Москва / Modern Moscow. История культуры в рассказах и диалогах (Волков) - страница 176

Пастернак внешне покаялся, обманув и врагов, и друзей. На самом же деле это был его месседж молодым, таким, как я, переданный на виду у всех через самую многотиражную газету страны. Но он уже готовился кинуть настоящую бомбу. Этой бомбой стало стихотворение Пастернака “Нобелевская премия”, написанное в январе 1959 года, – блестящий пример его политической лирики:

Я пропал, как зверь в загоне.
Где-то люди, воля, свет,
А за мною шум погони,
Мне наружу ходу нет…

Пастернак следовал своей традиционной тактике. Ивинской он сказал, что сочинил это стихотворение спонтанно, чуть ли не как любовное послание ей (и в доказательство предъявил две последние строфы, действительно любовного характера). А потом “случайно” встретил английского журналиста Энтони Брауна и показал ему стихотворение.

На самом деле заранее согласованное интервью Брауна с Пастернаком длилось три часа, и поэт передал журналисту для публикации стихотворение, которое кончалось совсем по-другому, открытым политическим манифестом:

Но и так, почти у гроба,
Верю я, придет пора —
Силу подлости и злобы
Одолеет дух добра.

Опубликованная в феврале лондонской газетой Daily Mail (в английском переводе) “Нобелевская премия” стала мировой сенсацией, превратившись в самое знаменитое стихотворение Пастернака на Западе. Его имидж как гордого, одинокого Давида, бросившего вызов советскому Голиафу, был полностью восстановлен. Третий раунд своего поединка с Хрущевым выиграл Пастернак.

* * *

Хрущева это привело в бешенство. До публикации вызывающей “Нобелевской премии” на Западе он был склонен, учитывая покаянные письма Пастернака, “помиловать” его. Хрущев любил изображать вспыльчивого, но отходчивого монарха. Наступлению “отходчивой” фазы в отношении Пастернака могли поспособствовать два обстоятельства.

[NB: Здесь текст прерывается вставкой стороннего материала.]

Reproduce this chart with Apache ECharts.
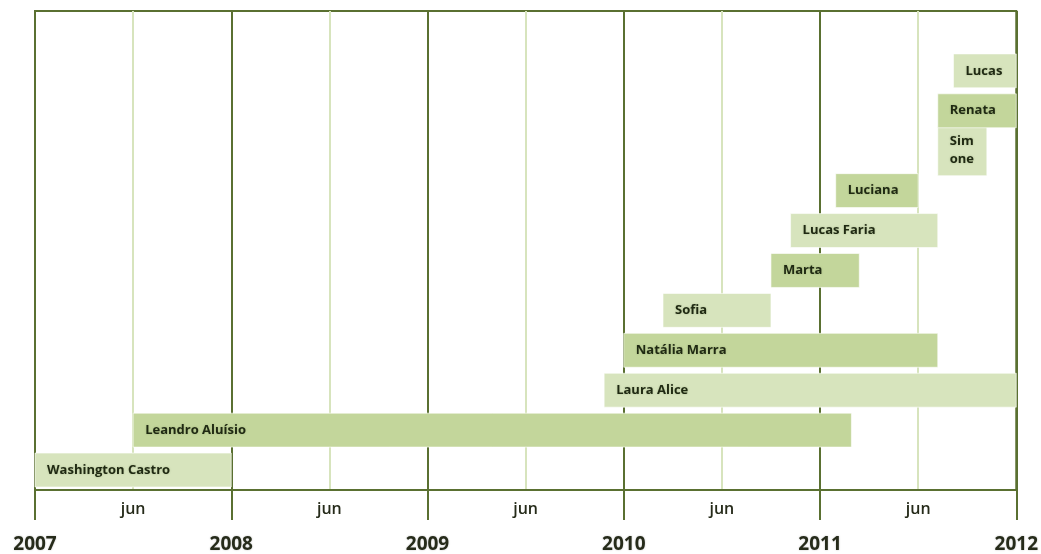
<!DOCTYPE html>
<html>
<head>
<meta charset="utf-8">
<script src="https://cdn.jsdelivr.net/npm/echarts@6/dist/echarts.min.js"></script>
<style>
  html, body { margin: 0; padding: 0; background: #fff; }
  #chart { width: 1041px; height: 554px; }
</style>
</head>
<body>
<div id="chart"></div>
<script>
// people, bottom row first
const names = ['Washington Castro', 'Leandro Aluísio', 'Laura Alice', 'Natália Marra', 'Sofia', 'Marta',
  'Lucas Faria', 'Luciana', 'Simone', 'Renata', 'Lucas']
const starts = [2007.0, 2007.5, 2009.9, 2010.0, 2010.2, 2010.75, 2010.85, 2011.08, 2011.6, 2011.6, 2011.68]
const ends = [2008.0, 2011.16, 2012.0, 2011.6, 2010.75, 2011.2, 2011.6, 2011.5, 2011.85, 2012.0, 2012.0]
const rows = ['r0', 'r1', 'r2', 'r3', 'r4', 'r5', 'r6', 'r7', 'r8', 'r9', 'r10', 'r11']
const halfLabel = 'jun'

const dark = '#5a7031'
const barColors = ['#d7e4bd', '#c3d69b']

const data = names.map((n, i) => [starts[i], ends[i], i, n])

const chart = echarts.init(document.getElementById('chart'))

const renderItem = (params, api) => {
  const s = api.coord([api.value(0), api.value(2)])
  const e = api.coord([api.value(1), api.value(2)])
  const w = e[0] - s[0]
  const idx = params.dataIndex
  const textStyle = {
    text: names[idx],
    fill: '#1f2912',
    font: 'bold 13px "Open Sans", sans-serif',
    verticalAlign: 'middle',
    align: 'left',
    width: w - 22,
    overflow: 'breakAll',
    lineHeight: 18,
    textShadowColor: 'rgba(90,110,60,0.35)',
    textShadowBlur: 2
  }
  // grow the box when the name wraps
  const probe = new echarts.graphic.Text({ style: textStyle })
  const th = probe.getBoundingRect().height
  const h = Math.max(api.size([0, 1])[1] * 0.85, th + 14)
  return {
    type: 'group',
    children: [
      {
        type: 'rect',
        shape: { x: s[0], y: s[1] - h / 2, width: w, height: h },
        style: { fill: barColors[idx % 2], stroke: 'rgba(255,255,255,0.6)', lineWidth: 1 }
      },
      {
        type: 'text',
        x: s[0] + 12,
        y: s[1],
        style: textStyle
      }
    ]
  }
}

chart.setOption({
  animation: false,
  grid: {
    left: 35, right: 24, top: 11, bottom: 63,
    show: true, borderColor: dark, borderWidth: 2, backgroundColor: '#fff'
  },
  xAxis: [
    {
      type: 'value', min: 2007, max: 2012, interval: 1, position: 'bottom',
      axisLine: { show: true, lineStyle: { color: dark, width: 2 } },
      axisTick: { show: true, length: 30, lineStyle: { color: dark, width: 2 } },
      axisLabel: {
        margin: 45, color: '#262b1a', fontSize: 19, fontWeight: 'bold',
        fontFamily: '"Open Sans", sans-serif',
        formatter: v => String(v),
        textShadowColor: 'rgba(0,0,0,0.25)', textShadowBlur: 2
      },
      splitLine: { show: false }
    },
    {
      type: 'value', min: 2007, max: 2012, interval: 0.5, position: 'bottom',
      axisLine: { show: false },
      axisTick: { show: false },
      axisLabel: {
        margin: 11, color: '#262b1a', fontSize: 16, fontWeight: 600,
        fontFamily: '"Open Sans", sans-serif',
        formatter: v => (v % 1 ? halfLabel : ''),
        showMinLabel: false, showMaxLabel: false
      },
      splitLine: { show: true, lineStyle: { color: [dark, '#d7e4bd'], width: 2 } }
    }
  ],
  yAxis: {
    type: 'category', data: rows, show: false, boundaryGap: true
  },
  series: [
    {
      type: 'custom',
      xAxisIndex: 0,
      renderItem: renderItem,
      encode: { x: [0, 1], y: 2 },
      data: data
    }
  ]
})
</script>
</body>
</html>
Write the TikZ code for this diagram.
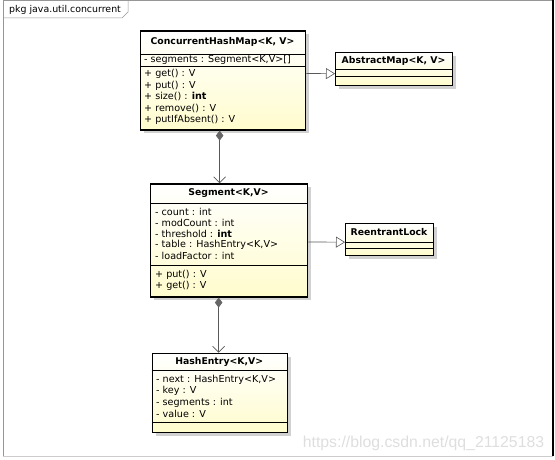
\documentclass[tikz,border=0pt]{standalone}
\usepackage{fontspec}
\setmainfont{DejaVu Sans}
\newfontfamily\wmfont{Liberation Sans}
\usetikzlibrary{arrows.meta,shadows}
\definecolor{clsyellow}{RGB}{255,252,205}
\definecolor{framegray}{RGB}{150,150,150}
\definecolor{wmgray}{RGB}{222,222,222}
\tikzset{
  classbox/.style={draw=black, line width=1.3pt, top color=white, bottom color=clsyellow,
    anchor=north west, inner sep=0pt,
    drop shadow={shadow xshift=3.5pt, shadow yshift=-3.5pt, fill=black!18, opacity=1}},
  ctitle/.style={font=\bfseries\fontsize{9.3}{11}\selectfont, inner sep=0pt, anchor=center},
  member/.style={font=\fontsize{9.6}{11}\selectfont, inner sep=0pt, anchor=west},
  sepline/.style={line width=0.7pt},
  gen/.style={draw=black!65, line width=0.6pt, -{Triangle[open,length=9pt,width=11pt,fill=white]}},
  comp/.style={draw=black!65, line width=0.7pt,
    {Diamond[length=10pt,width=7.5pt,fill=black!60,color=black!60]}-{Straight Barb[length=6pt,width=12pt]}}
}
\begin{document}
\begin{tikzpicture}[x=1pt,y=-1pt]
\useasboundingbox (0,0) rectangle (555,460);
% package frame
\draw[framegray, line width=0.8pt] (3,456) -- (3,0.5) -- (553,0.5);
\draw[black, line width=1.2pt] (553,0) -- (553,456);
\draw[black!20, line width=0.6pt] (3,456) -- (553,456);
\draw[framegray, line width=0.5pt] (3,18) -- (122,18) -- (128,12) -- (128,0.5);
\node[font=\fontsize{9.4}{11}\selectfont, anchor=west, inner sep=0pt] (pkg) at (9,9.5) {pkg java.util.concurrent};

% ConcurrentHashMap
\node[classbox, minimum width=165pt, minimum height=99pt] (chm) at (140,30.3) {};
\node[ctitle] (chmt) at (222.5,41.5) {ConcurrentHashMap<K, V>};
\draw[sepline] (140,54.3) -- (305,54.3);
\node[member] (chma1) at (144,60.3) {- segments : Segment<K,V>[]};
\draw[sepline] (140,66.7) -- (305,66.7);
\node[member] (chmm1) at (144,74.3) {+ get() : V};
\node[member] (chmm2) at (144,85.6) {+ put() : V};
\node[member] (chmm3) at (144,96.9) {+ size() : \textbf{int}};
\node[member] (chmm4) at (144,108.2) {+ remove() : V};
\node[member] (chmm5) at (144,119.5) {+ putIfAbsent() : V};

% AbstractMap
\node[classbox, minimum width=117pt, minimum height=33pt] (am) at (335,52) {};
\node[ctitle] (amt) at (393.5,61) {AbstractMap<K, V>};
\draw[sepline] (335,69) -- (452,69);
\draw[sepline] (335,76) -- (452,76);

% Segment
\node[classbox, minimum width=157pt, minimum height=113pt] (seg) at (150,183.3) {};
\node[ctitle] (segt) at (228.5,193.3) {Segment<K,V>};
\draw[sepline] (150,203.3) -- (307,203.3);
\node[member] (sega1) at (155,211.7) {- count : int};
\node[member] (sega2) at (155,222.6) {- modCount : int};
\node[member] (sega3) at (155,233.5) {- threshold : \textbf{int}};
\node[member] (sega4) at (155,244.4) {- table : HashEntry<K,V>};
\node[member] (sega5) at (155,255.6) {- loadFactor : int};
\draw[sepline] (150,265) -- (307,265);
\node[member] (segm1) at (155,274.5) {+ put() : V};
\node[member] (segm2) at (155,285.8) {+ get() : V};

% ReentrantLock
\node[classbox, minimum width=88pt, minimum height=32pt] (rl) at (345,223) {};
\node[ctitle] (rlt) at (389,232.5) {ReentrantLock};
\draw[sepline] (345,242) -- (433,242);
\draw[sepline] (345,248) -- (433,248);

% HashEntry
\node[classbox, minimum width=135pt, minimum height=79pt] (he) at (151.7,352.7) {};
\node[ctitle] (het) at (219.2,361.7) {HashEntry<K,V>};
\draw[sepline] (151.7,370) -- (286.7,370);
\node[member] (hea1) at (156,379.8) {- next : HashEntry<K,V>};
\node[member] (hea2) at (156,391.1) {- key : V};
\node[member] (hea3) at (156,402.7) {- segments : int};
\node[member] (hea4) at (156,414) {- value : V};
\draw[sepline] (151.7,422.7) -- (286.7,422.7);

% connectors
\draw[gen] ([yshift=7pt]chm.east) -- ([yshift=-4.5pt]am.west);
\draw[gen] ([yshift=-1.5pt]seg.east) -- ([yshift=-2.5pt]rl.west);
\draw[comp] ([xshift=-3.5pt]chm.south) -- ([xshift=-3.5pt]chm.south |- seg.north);
\draw[comp] ([xshift=-10.5pt]seg.south) -- ([xshift=-10.5pt]seg.south |- he.north);

% watermark
\node[text=wmgray, font=\wmfont\fontsize{15.8}{18}\selectfont, anchor=center, inner sep=0pt] (wm) at (423.5,443) {https://blog.csdn.net/qq\_21125183};
\end{tikzpicture}
\end{document}
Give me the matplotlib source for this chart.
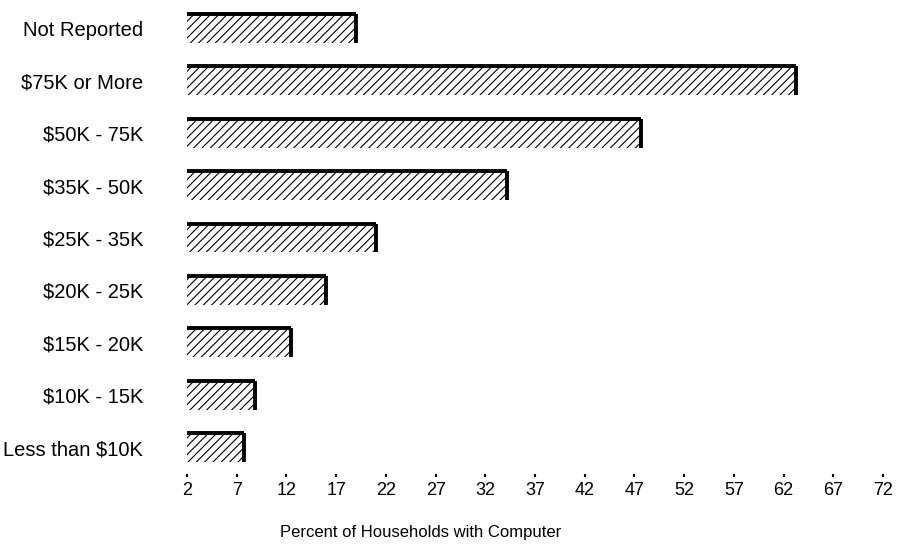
import numpy as np
import matplotlib
matplotlib.use("Agg")
import matplotlib.pyplot as plt

plt.rcParams['font.family'] = ['Liberation Sans', 'DejaVu Sans']
plt.rcParams['hatch.linewidth'] = 0.8

# income groups, bottom to top
income = ['Less than $10K', '$10K - 15K', '$15K - 20K', '$20K - 25K', '$25K - 35K',
          '$35K - 50K', '$50K - 75K', '$75K or More', 'Not Reported']
# percent of households with a computer
pct = [7.7, 8.8, 12.5, 16.0, 21.0, 34.2, 47.7, 63.2, 19.0]

xticks = list(range(2, 73, 5))
base = 2

fig = plt.figure(figsize=(8.97, 5.45), dpi=100)
ax = fig.add_axes([182 / 897, 71 / 545, 711 / 897, 472 / 545])

y = np.arange(len(income))
h = 0.55
widths = np.array(pct) - base

# hatched bar body
ax.barh(y, widths, left=base, height=h, color='white', edgecolor='black',
        linewidth=0, hatch='////')
# heavy top and right edges
ax.hlines(y + h / 2, base, pct, color='black', lw=2.8)
ax.vlines(pct, y - h / 2, y + h / 2, color='black', lw=2.8)

ax.set_xlim(1.5, 73)
ax.set_ylim(-0.5, 8.5)
ax.set_xticks(xticks)
ax.set_xticklabels([str(t) for t in xticks], fontsize=13)
ax.set_yticks(y)
ax.set_yticklabels(income, fontsize=14.5)
ax.tick_params(axis='x', length=2, width=1.5, pad=4)
ax.tick_params(axis='y', length=0, pad=28)
for s in ax.spines.values():
    s.set_visible(False)

fig.text(421 / 897, 13 / 545, 'Percent of Households with Computer',
         ha='center', va='center', fontsize=12)

plt.savefig('out.png', dpi=100)
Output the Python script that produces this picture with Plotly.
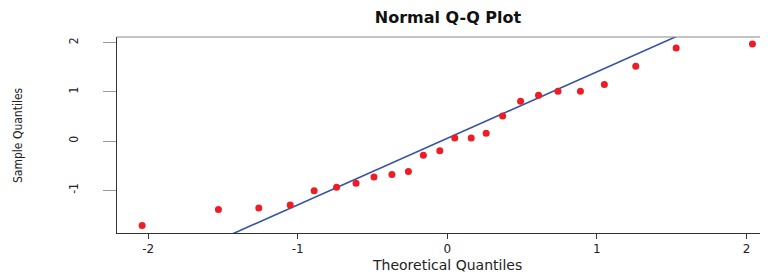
import plotly.graph_objects as go

# Theoretical quantiles (x) and sample quantiles (y)
theoretical = [-2.04, -1.53, -1.26, -1.05, -0.89, -0.74, -0.61, -0.49, -0.37, -0.26,
               -0.16, -0.05, 0.05, 0.16, 0.26, 0.37, 0.49, 0.61, 0.74, 0.89,
               1.05, 1.26, 1.53, 2.04]
sample = [-1.72, -1.39, -1.36, -1.30, -1.01, -0.94, -0.86, -0.73, -0.68, -0.62,
          -0.29, -0.20, 0.06, 0.06, 0.16, 0.51, 0.81, 0.93, 1.01, 1.01,
          1.15, 1.52, 1.89, 1.97]

# Reference line (qqline) parameters
line_intercept = 0.054
line_slope = 1.352
line_x = [-2.6, 2.6]
line_y = [line_intercept + line_slope * v for v in line_x]

x_ticks = [-2, -1, 0, 1, 2]
y_ticks = [-1, 0, 1, 2]

# page body has an 8px offset; compensate
OFF = 8
W, H = 768 - OFF, 275 - OFF
L, T, B = 117 - OFF, 37 - OFF, 275 - 233

fig = go.Figure()
fig.add_trace(go.Scatter(x=line_x, y=line_y, mode="lines",
                         line=dict(color="#3553a6", width=1.6),
                         hoverinfo="skip", showlegend=False))
fig.add_trace(go.Scatter(x=theoretical, y=sample, mode="markers",
                         marker=dict(color="#ee1c25", size=7, line=dict(width=0)),
                         showlegend=False))

cond = "DejaVu Sans Condensed, Liberation Sans, Arial, sans-serif"

fig.update_layout(
    width=W, height=H,
    margin=dict(l=L, r=0, t=T, b=B),
    paper_bgcolor="white", plot_bgcolor="white",
    title=dict(text="<b>Normal Q-Q Plot</b>", x=(448 - OFF) / W, xanchor="center", xref="container",
               y=1 - (17 - OFF) / H, yanchor="middle", yref="container",
               font=dict(family="DejaVu Sans", size=16, color="#111")),
    xaxis=dict(range=[-2.208, 2.144], tickvals=x_ticks, ticktext=[str(v) for v in x_ticks],
               showgrid=False, zeroline=False, showline=True, linecolor="#333", linewidth=1,
               ticks="outside", ticklen=5, tickcolor="#333", tickwidth=1,
               tickfont=dict(family="DejaVu Sans", size=12, color="#222")),
    yaxis=dict(range=[-1.870, 2.114], tickvals=y_ticks, ticktext=[str(v) for v in y_ticks],
               showgrid=False, zeroline=False, showline=True, linecolor="#333", linewidth=1,
               ticks="outside", ticklen=13, tickcolor="#999", tickwidth=1,
               tickangle=-90, ticklabelstandoff=20,
               tickfont=dict(family=cond, size=12, color="#222")),
    shapes=[dict(type="line", xref="paper", yref="paper", x0=0, x1=1, y0=1, y1=1,
                 line=dict(color="#888", width=1))],
    annotations=[
        dict(text="Theoretical Quantiles", xref="paper", yref="paper",
             x=(447 - 117) / 651, y=(233 - 265) / 196, xanchor="center", yanchor="middle",
             showarrow=False, font=dict(family="DejaVu Sans", size=14, color="#222")),
        dict(text="Sample Quantiles", xref="paper", yref="paper",
             x=(18 - 117) / 651, y=0.5, xanchor="center", yanchor="middle", textangle=-90,
             showarrow=False, font=dict(family=cond, size=12, color="#222")),
    ],
)

fig.write_html("out.html")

Первое: заступничество за Пастернака индийского премьера Джавахарлала Неру, к которому Хрущев относился с большим уважением. Неру лично позвонил Хрущеву с просьбой прекратить гонения на писателя. Он также поручил индийскому послу в Москве довести до сведения советского руководства, что дальнейшее раздувание “дела Пастернака” нанесет ущерб международной репутации СССР.

Второе: мнение Неру неожиданно для Хрущева поддержал Шолохов. Уже упоминалось о весьма неортодоксальном ответе, данном в 1959 году Шолоховым на вопрос французских журналистов о его отношении к “Доктору Живаго”: “Я думаю, как и Хрущев, что совершили большую ошибку, подняв столько шума из-за книги, которая того не стоила”[120].

Невозможно представить, чтобы Шолохов, при всей его склонности изображать время от времени “вольного казака”, осмелился сочинить подобное, да еще в интервью для буржуазной прессы, проходившем в присутствии советского дипломата! Скорее всего, дело обстояло так. В конце декабря 1958 года Шолохов, как известно, побывал в Москве. И, вполне вероятно, изложил Хрущеву свою точку зрения, а именно: “Союз писателей погорячился и потерял хладнокровие. <…> Надо было позволить Пастернаку опубликовать роман”. (Тоже цитата из шолоховского интервью.)